Well crumb, the service still failed but at least a different message now... it complained about other files in that directory missing. Well, the other files have names like "12790" and "12788_fsm" so I figured that map file must point to specific files that don't exist since I copied it from another system.
To fix that, I just wiped that whole directory on the troubled unit, copied all the files from the working node, and restarted the service.
Voila, that did it and now pgadmind was running happily, no more errors in the ltm log, CPU was normal.
But I did wonder if copying that dir from another unit was really the best thing... I have no idea since I don't really know what uses that database instance.
To try and be as sure as possible, I installed a clean 12.1.2 ISO plus the latest hotfix onto a different volume and booted into that.

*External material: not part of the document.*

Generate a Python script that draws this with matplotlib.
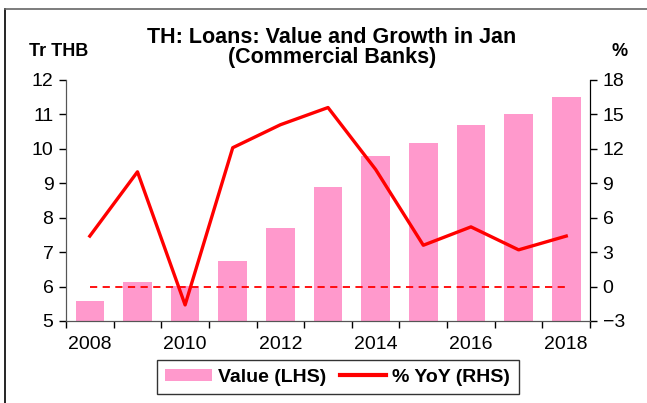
import numpy as np
import matplotlib
matplotlib.use('Agg')
import matplotlib.pyplot as plt
from matplotlib.patches import Patch
from matplotlib.lines import Line2D

# datos
years = [2008, 2009, 2010, 2011, 2012, 2013, 2014, 2015, 2016, 2017, 2018]
value_tr = [5.57, 6.12, 6.03, 6.75, 7.70, 8.90, 9.80, 10.17, 10.68, 11.02, 11.50]
yoy_pct = [4.4, 10.0, -1.6, 12.1, 14.1, 15.6, 10.2, 3.6, 5.2, 3.2, 4.4]
tick_years = ['2008', '2010', '2012', '2014', '2016', '2018']

plt.rcParams['font.family'] = ['Liberation Sans', 'DejaVu Sans']

fig = plt.figure(figsize=(6.47, 4.03), dpi=100)
ax = fig.add_axes([0.102, 0.2035, 0.81, 0.598])
ax2 = ax.twinx()

###############################
# barras (LHS)
x = np.arange(len(years))
ax.bar(x, value_tr, width=0.6, color='#ff99cc', bottom=0, zorder=1)
ax.set_ylim(5, 12)
ax.set_xlim(-0.5, len(years) - 0.5)
ax.set_yticks(range(5, 13))
ax.set_xticks(np.arange(-0.5, len(years), 1.0))
ax.set_xticklabels([])
ax.set_xticks(x[::2], minor=True)
ax.set_xticklabels(tick_years, minor=True)
ax.tick_params(axis='x', which='major', direction='out', length=5, width=1)
ax.tick_params(axis='x', which='minor', length=0, pad=11, labelsize=14)
ax.tick_params(axis='y', direction='out', length=5, width=1, labelsize=14, pad=4)

###############################
# linea (RHS)
ax2.plot(x, yoy_pct, color='#ff0000', lw=2.4, zorder=3)
ax2.plot([x[0], x[-1]], [0, 0], color='#ff0000', lw=1.3, ls=(0, (4, 3)), zorder=2)
ax2.set_ylim(-3, 18)
ax2.set_yticks(range(-3, 19, 3))
ax2.tick_params(axis='y', direction='out', length=5, width=1, labelsize=14, pad=4)

for a in (ax, ax2):
    a.spines['top'].set_visible(False)
    a.spines['left'].set_color('#555555')
    a.spines['right'].set_color('black')
    a.spines['bottom'].set_color('#555555')

###############################
# textos
fig.text(0.513, 0.908, 'TH: Loans: Value and Growth in Jan', ha='center',
         va='center', fontsize=15.5, fontweight='bold')
fig.text(0.513, 0.858, '(Commercial Banks)', ha='center',
         va='center', fontsize=15.5, fontweight='bold')
fig.text(0.045, 0.873, 'Tr THB', ha='left', va='center', fontsize=13, fontweight='bold')
fig.text(0.957, 0.873, '%', ha='center', va='center', fontsize=13, fontweight='bold')

handles = [Patch(facecolor='#ff99cc', edgecolor='none'),
           Line2D([], [], color='#ff0000', lw=3)]
leg = fig.legend(handles, ['Value (LHS)', '% YoY (RHS)'], loc='center',
                 bbox_to_anchor=(0.522, 0.064), ncol=2, frameon=True,
                 fancybox=False, edgecolor='black', handlelength=2.4,
                 handleheight=0.6, columnspacing=0.7, handletextpad=0.3,
                 prop={'size': 14, 'weight': 'bold'}, borderpad=0.45)
leg.get_frame().set_linewidth(1.0)

# marco de la figura
fig.add_artist(Line2D([0.008, 0.008], [0.0, 0.978], color='black', lw=1.2,
                      transform=fig.transFigure))
fig.add_artist(Line2D([0.008, 1.0], [0.978, 0.978], color='#666666', lw=1.2,
                      transform=fig.transFigure))

fig.savefig('out.png', dpi=100)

Actually, before I booted into it, I mounted the "var" from that volume into a temp mount directory so I could peek at that data/global directory. That "global" dir doesn't exist... I'm pretty sure it's not a symlink to a shared location, so I wonder now if I could have just stopped the service, deleted that global directory, started back up, and maybe it creates a new set of files from some default. I just have no experience with PostgreSQL so I have no idea how that works.
Anyway, I chalk this up to the RMA unit I was sent having either a damaged or missing map file for whatever random reason... maybe they did a dirty shutdown before packaging it up to ship out, or gamma rays hit that exact spot on the hard drive...whatever the case, I'm glad I was able to remedy it with only a few extra hours of work and also glad it wasn't a hardware issue.
If anyone else sees something like this, maybe this will help them out (or if anyone has a better idea how to really fix this type of issue, that'd be great to hear since I'm still not sure I did it the correct way).